We are behind in the garden, for it has been too wet to get onto the ground, but this week the winter work has been drawn to a close. We have finished planting and mulching new trees, the hedges were cut before the end of the month and nesting season, and the hazel stakes are made as the garden calls. The trays of leucojum I potted up last autumn need to go out now that I can see where they might fit into the matrix of camassia shoots that have appeared on the banks to the ditch. And in the garden, the new growth already pushing on the peonies suddenly makes the spent skeletons feel like it is time to begin the cut back and to make way for the new.
The herbaceous clematis have been racing away in the mild weather and should have already been pruned. They will be first port of call and we will work from boards whatever the weather throws at us now to not fall behind. I have learned how to pace the work now that I’ve got to know the patterns in the garden and to a degree the garden leads the way, if you watch daily and respond accordingly.









Room was made with a localised cut back in December to allow for the Cardamine quinquefolia to flush early, but the standing seedheads of the Astilbe rivularis were left tall, like a forest with its understory. This is exactly how this little area of planting is working. First the green tipped Galanthus ‘Trymlet’ followed quickly by the ephemeral cardamine, seizing early light just like the wild garlic in the woodland. By the time the hellebores are fading, the new growth of the astilbe will push through to provide summer shade. The cardamine will go dormant, the hellebores get the cool they need to live out the summer and the layering in the planting protects the soil in an association that is in balance, for now.
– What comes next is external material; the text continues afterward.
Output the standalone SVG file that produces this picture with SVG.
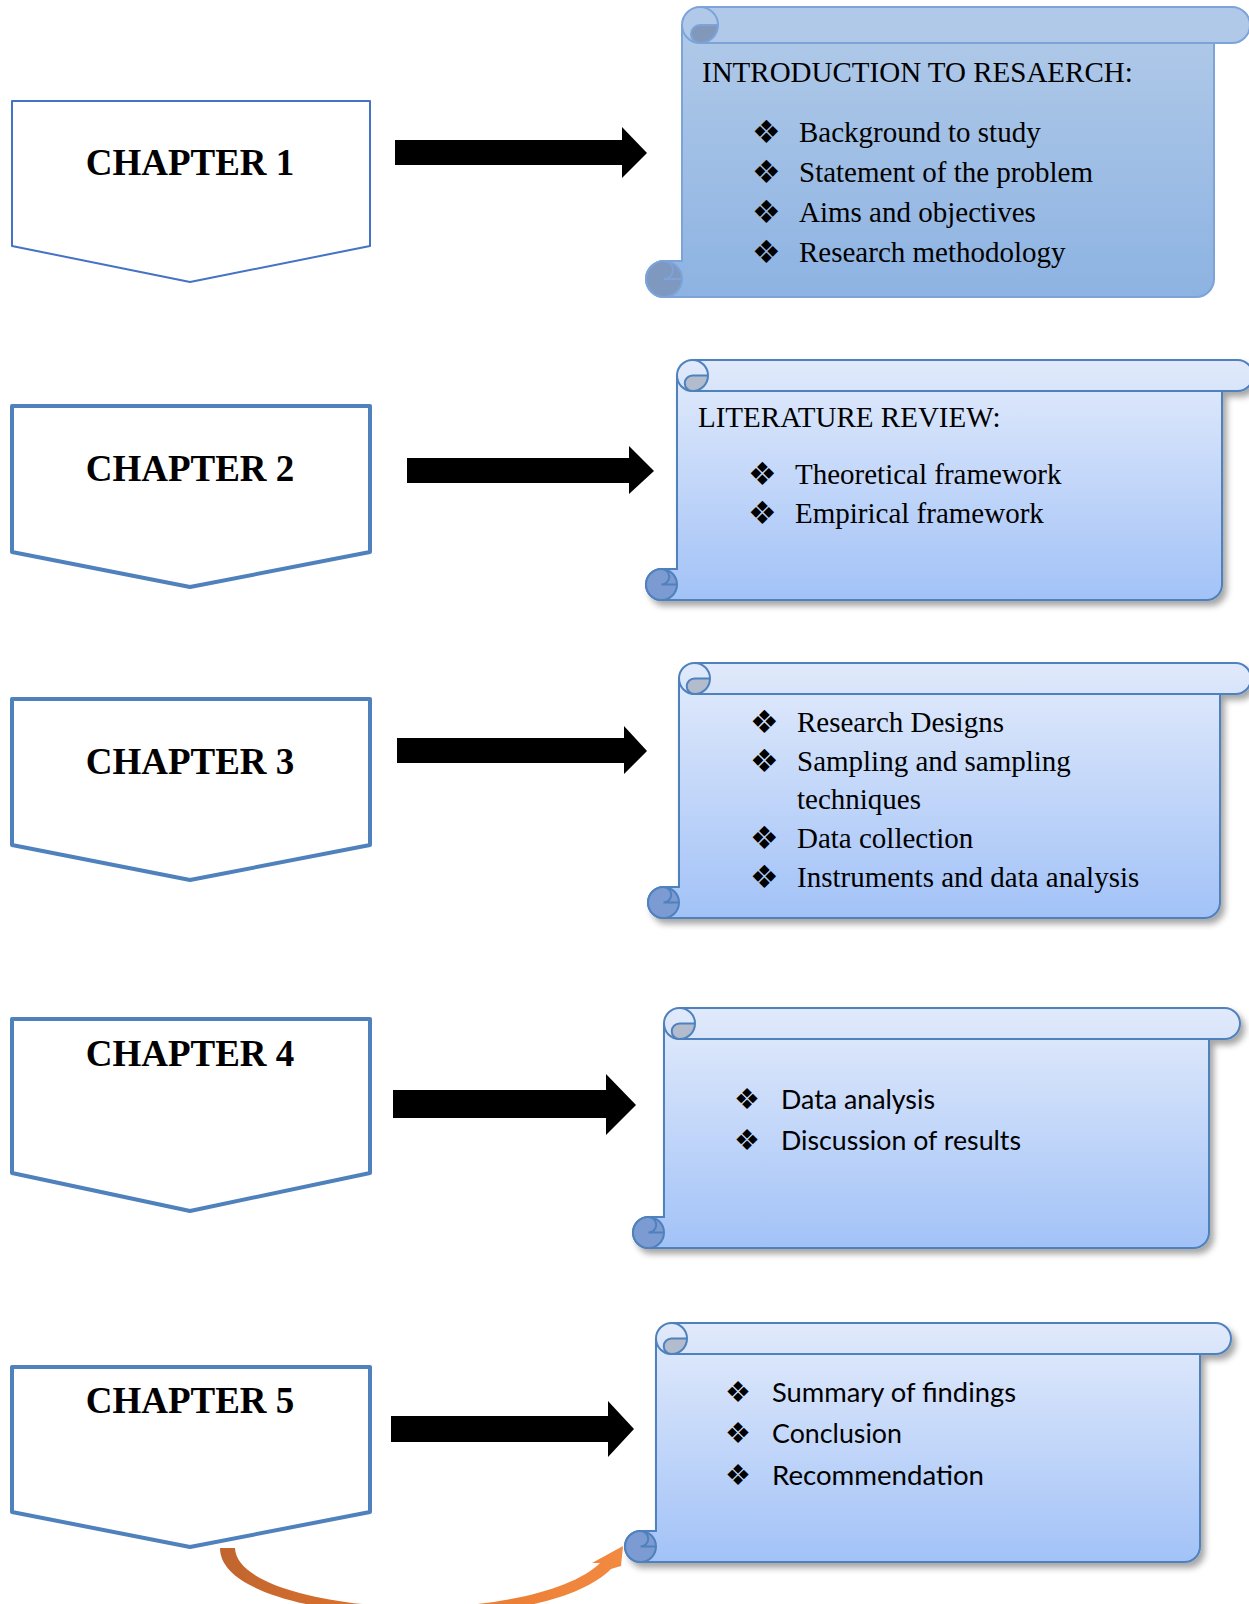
<svg xmlns="http://www.w3.org/2000/svg" width="1249" height="1604" viewBox="0 0 1249 1604">
<defs>
<style>
.ch{fill:#fff;stroke:#4F81BD;stroke-width:4;stroke-linejoin:round}
.cht{font-family:"Liberation Serif","Times New Roman",serif;font-weight:bold;font-size:37px;fill:#000;text-anchor:middle}
.st{font-family:"Liberation Serif","Times New Roman",serif;font-size:29px;fill:#000}
.ct{font-family:Lato,"Open Sans",sans-serif;font-size:26.5px;fill:#000}
.bl{font-family:"DejaVu Sans",sans-serif;font-size:32px;fill:#000}
.arr{fill:#000}
.body{fill:url(#gBody);stroke:#4F81BD;stroke-width:2}
.roll{fill:url(#gRoll);stroke:#4F81BD;stroke-width:2}
.broll{fill:#7C9BD2;stroke:#4F81BD;stroke-width:2}
.curlf{fill:#B3BCCC;stroke:none}
.curl{fill:none;stroke:#4F81BD;stroke-width:2}
.body1{fill:url(#gBody1);stroke:#7DA3D9;stroke-width:2}
.roll1{fill:#B1C9E8;stroke:#7DA3D9;stroke-width:2}
.broll1{fill:#7E98C0;stroke:#7DA3D9;stroke-width:2}
.curlf1{fill:#8298BA;stroke:none}
.curl1{fill:none;stroke:#7DA3D9;stroke-width:2}
</style>
<linearGradient id="gBody" x1="0" y1="0" x2="0" y2="1">
<stop offset="0" stop-color="#DFE9FB"/>
<stop offset="1" stop-color="#A2C2F7"/>
</linearGradient>
<linearGradient id="gRoll" x1="0" y1="0" x2="0" y2="1">
<stop offset="0" stop-color="#E1EAFB"/>
<stop offset="1" stop-color="#D8E4FA"/>
</linearGradient>
<linearGradient id="gBody1" x1="0" y1="0" x2="0" y2="1">
<stop offset="0" stop-color="#B0C9E8"/>
<stop offset="1" stop-color="#8DB3E2"/>
</linearGradient>
<linearGradient id="gOrange" gradientUnits="userSpaceOnUse" x1="220" y1="0" x2="623" y2="0">
<stop offset="0" stop-color="#C0652F"/>
<stop offset="0.5" stop-color="#E6762C"/>
<stop offset="1" stop-color="#F38A42"/>
</linearGradient>
<filter id="sh" x="-5%" y="-5%" width="115%" height="120%">
<feDropShadow dx="4" dy="5" stdDeviation="3" flood-color="#000" flood-opacity="0.35"/>
</filter>
</defs>
<rect width="1249" height="1604" fill="#fff"/>

<g id="chapter1">
<polygon points="12,101 370,101 370,246 190,282 12,246" class="ch" style="stroke:#4472C4;stroke-width:2"/>
<text x="190" y="175" class="cht">CHAPTER 1</text>
</g>
<g id="chapter2">
<polygon points="12,406 370,406 370,552 190,587 12,552" class="ch"/>
<text x="190" y="481" class="cht">CHAPTER 2</text>
</g>
<g id="chapter3">
<polygon points="12,699 370,699 370,845 190,880 12,845" class="ch"/>
<text x="190" y="774" class="cht">CHAPTER 3</text>
</g>
<g id="chapter4">
<polygon points="12,1019 370,1019 370,1173 190,1211 12,1173" class="ch"/>
<text x="190" y="1066" class="cht">CHAPTER 4</text>
</g>
<g id="chapter5">
<polygon points="12,1367 370,1367 370,1512 190,1547 12,1512" class="ch"/>
<text x="190" y="1413" class="cht">CHAPTER 5</text>
</g>

<g id="scroll1">
<path class="body1" d="M 682 25 L 1214 25 L 1214 279 A 18 18 0 0 1 1196 297 L 664 297 A 18 18 0 0 1 664 261 L 682 261 Z"/>
<path class="roll1" d="M 700 7 L 1232 7 A 18 18 0 0 1 1232 43 L 700 43 A 18 18 0 0 1 700 7 Z"/>
<path class="curlf1" d="M 718 25 A 18 18 0 0 1 700 43 A 9 9 0 0 1 700 25 Z"/>
<path class="curl1" d="M 700 7 A 18 18 0 0 1 718 25 A 18 18 0 0 1 700 43 A 9 9 0 0 1 700 25 L 718 25"/>
<circle class="broll1" cx="664" cy="279" r="18"/>
<path class="curl1" d="M 664 261 A 9 9 0 0 1 664 279 L 682 279"/>
<text x="702" y="82" class="st">INTRODUCTION TO RESAERCH:</text>
<text x="752" y="143" class="bl">❖</text><text x="799" y="142" class="st">Background to study</text>
<text x="752" y="183" class="bl">❖</text><text x="799" y="182" class="st">Statement of the problem</text>
<text x="752" y="223" class="bl">❖</text><text x="799" y="222" class="st">Aims and objectives</text>
<text x="752" y="263" class="bl">❖</text><text x="799" y="262" class="st">Research methodology</text>
</g>

<g id="scroll2">
<g filter="url(#sh)">
<path class="body" d="M 677 375.5 L 1222 375.5 L 1222 584.5 A 15.5 15.5 0 0 1 1206.5 600 L 661.5 600 A 15.5 15.5 0 0 1 661.5 569 L 677 569 Z"/>
<path class="roll" d="M 692.5 360 L 1237.5 360 A 15.5 15.5 0 0 1 1237.5 391 L 692.5 391 A 15.5 15.5 0 0 1 692.5 360 Z"/>
<circle class="broll" cx="661.5" cy="584.5" r="15.5"/>
</g>
<path class="curlf" d="M 708 375.5 A 15.5 15.5 0 0 1 692.5 391 A 7.75 7.75 0 0 1 692.5 375.5 Z"/>
<path class="curl" d="M 692.5 360 A 15.5 15.5 0 0 1 708 375.5 A 15.5 15.5 0 0 1 692.5 391 A 7.75 7.75 0 0 1 692.5 375.5 L 708 375.5"/>
<path class="curl" d="M 661.5 569 A 7.75 7.75 0 0 1 661.5 584.5 L 677 584.5"/>
<text x="698" y="427" class="st">LITERATURE REVIEW:</text>
<text x="748" y="485" class="bl">❖</text><text x="795" y="484" class="st">Theoretical framework</text>
<text x="748" y="524" class="bl">❖</text><text x="795" y="523" class="st">Empirical framework</text>
</g>

<g id="scroll3">
<g filter="url(#sh)">
<path class="body" d="M 679 678.5 L 1220 678.5 L 1220 902.5 A 15.5 15.5 0 0 1 1204.5 918 L 663.5 918 A 15.5 15.5 0 0 1 663.5 887 L 679 887 Z"/>
<path class="roll" d="M 694.5 663 L 1235.5 663 A 15.5 15.5 0 0 1 1235.5 694 L 694.5 694 A 15.5 15.5 0 0 1 694.5 663 Z"/>
<circle class="broll" cx="663.5" cy="902.5" r="15.5"/>
</g>
<path class="curlf" d="M 710 678.5 A 15.5 15.5 0 0 1 694.5 694 A 7.75 7.75 0 0 1 694.5 678.5 Z"/>
<path class="curl" d="M 694.5 663 A 15.5 15.5 0 0 1 710 678.5 A 15.5 15.5 0 0 1 694.5 694 A 7.75 7.75 0 0 1 694.5 678.5 L 710 678.5"/>
<path class="curl" d="M 663.5 887 A 7.75 7.75 0 0 1 663.5 902.5 L 679 902.5"/>
<text x="750" y="733" class="bl">❖</text><text x="797" y="732" class="st">Research Designs</text>
<text x="750" y="772" class="bl">❖</text><text x="797" y="771" class="st">Sampling and sampling</text>
<text x="797" y="809" class="st">techniques</text>
<text x="750" y="849" class="bl">❖</text><text x="797" y="848" class="st">Data collection</text>
<text x="750" y="888" class="bl">❖</text><text x="797" y="887" class="st">Instruments and data analysis</text>
</g>

<g id="scroll4">
<g filter="url(#sh)">
<path class="body" d="M 664 1023.5 L 1209 1023.5 L 1209 1232.5 A 15.5 15.5 0 0 1 1193.5 1248 L 648.5 1248 A 15.5 15.5 0 0 1 648.5 1217 L 664 1217 Z"/>
<path class="roll" d="M 679.5 1008 L 1224.5 1008 A 15.5 15.5 0 0 1 1224.5 1039 L 679.5 1039 A 15.5 15.5 0 0 1 679.5 1008 Z"/>
<circle class="broll" cx="648.5" cy="1232.5" r="15.5"/>
</g>
<path class="curlf" d="M 695 1023.5 A 15.5 15.5 0 0 1 679.5 1039 A 7.75 7.75 0 0 1 679.5 1023.5 Z"/>
<path class="curl" d="M 679.5 1008 A 15.5 15.5 0 0 1 695 1023.5 A 15.5 15.5 0 0 1 679.5 1039 A 7.75 7.75 0 0 1 679.5 1023.5 L 695 1023.5"/>
<path class="curl" d="M 648.5 1217 A 7.75 7.75 0 0 1 648.5 1232.5 L 664 1232.5"/>
<text x="734" y="1109" class="bl" style="font-size:29px">❖</text><text x="781" y="1109" class="ct" textLength="154" lengthAdjust="spacingAndGlyphs">Data analysis</text>
<text x="734" y="1150" class="bl" style="font-size:29px">❖</text><text x="781" y="1150" class="ct" textLength="240" lengthAdjust="spacingAndGlyphs">Discussion of results</text>
</g>

<g id="scroll5">
<g filter="url(#sh)">
<path class="body" d="M 656 1338.5 L 1200 1338.5 L 1200 1546.5 A 15.5 15.5 0 0 1 1184.5 1562 L 640.5 1562 A 15.5 15.5 0 0 1 640.5 1531 L 656 1531 Z"/>
<path class="roll" d="M 671.5 1323 L 1215.5 1323 A 15.5 15.5 0 0 1 1215.5 1354 L 671.5 1354 A 15.5 15.5 0 0 1 671.5 1323 Z"/>
<circle class="broll" cx="640.5" cy="1546.5" r="15.5"/>
</g>
<path class="curlf" d="M 687 1338.5 A 15.5 15.5 0 0 1 671.5 1354 A 7.75 7.75 0 0 1 671.5 1338.5 Z"/>
<path class="curl" d="M 671.5 1323 A 15.5 15.5 0 0 1 687 1338.5 A 15.5 15.5 0 0 1 671.5 1354 A 7.75 7.75 0 0 1 671.5 1338.5 L 687 1338.5"/>
<path class="curl" d="M 640.5 1531 A 7.75 7.75 0 0 1 640.5 1546.5 L 656 1546.5"/>
<text x="725" y="1402" class="bl" style="font-size:29px">❖</text><text x="772" y="1402" class="ct" textLength="244" lengthAdjust="spacingAndGlyphs">Summary of findings</text>
<text x="725" y="1443" class="bl" style="font-size:29px">❖</text><text x="772" y="1443" class="ct" textLength="130" lengthAdjust="spacingAndGlyphs">Conclusion</text>
<text x="725" y="1485" class="bl" style="font-size:29px">❖</text><text x="772" y="1485" class="ct" textLength="212" lengthAdjust="spacingAndGlyphs">Recommendation</text>
</g>

<g id="connectors">
<polygon class="arr" points="395,140 622,140 622,127 647,153 622,178 622,165 395,165"/>
<polygon class="arr" points="407,458 629,458 629,446 654,471 629,494 629,483 407,483"/>
<polygon class="arr" points="397,738 624,738 624,726 647,751 624,774 624,763 397,763"/>
<polygon class="arr" points="393,1090 606,1090 606,1074 636,1105 606,1135 606,1118 393,1118"/>
<polygon class="arr" points="391,1416 608,1416 608,1401 634,1429 608,1457 608,1442 391,1442"/>
<path fill="url(#gOrange)" d="M 220 1548 L 235 1548 C 236 1585 330 1607 420 1607 C 505 1607 575 1588 600 1563 L 592 1563 L 623 1546 L 621 1566 L 611 1569 C 580 1600 505 1615 420 1615 C 320 1615 220 1592 220 1548 Z"/>
</g>
</svg>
The rush is upon us and rather than panic, it is good to embrace the mounting feeling of urgency with awareness and close observation. A little and often vigil, now that the sap is rising and the pace is gathering, and seedlings are already beginning to strain on the windowsills. Still caught between two seasons for, yes, it is howling a rain-laden gale outside as I am writing, but we are firmly moving forward now. With joy and determination and a willingness to be swept along with it all.